Panels and Parties: At 6 p.m. Friday, special-effects expert Brent Heyning, a University of Memphis graduate who has worked on several high-profile Hollywood productions, will conduct a workshop on animation and other film effects. On Saturday, two panels are scheduled — Making It in Hollywood (10 a.m.) and Making It in Tennessee (11:30 a.m.) — to bring industry professionals together to discuss breaking into the film business and doing filmwork in Tennessee. Memphis & Shelby County Film & Television Commissioner Linn Sitler and Nothing But the Truth executive producer James Spies are among the panelists. At 2 p.m. Saturday, local filmmaker Mike McCarthy will discuss making movies on the cheap. All workshops and panels will take place at the French Quarter Suites in Overton Square.

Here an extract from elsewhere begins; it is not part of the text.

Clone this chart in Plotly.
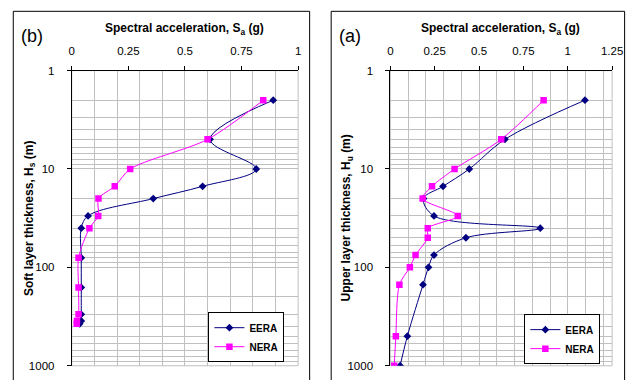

In addition to screenings and panels, the festival will host three parties. An opening-night shindig will take place at the new Ground Zero Blues Club Memphis on Thursday. Ruby Wilson will perform. Tickets are $20. The next night, McCarthy will host a music/video show dubbed Rock-and-Roll Blood Bath at Earnestine and Hazel's. Jack O. & the Tearjerkers will perform. Admission is $7. Finally, on Saturday, the festival will hold a "Big Bubba Bash" at BRIDGES with music from The Mudflap Kings. Admission is $20. Entry to all events is free with a festival pass.
On Location: Memphis International Film Festival
Thursday, March 27th-Sunday, March 30th
Individual screening tickets are $8.50. Full festival passes are $60 in advance and $70 during the festival.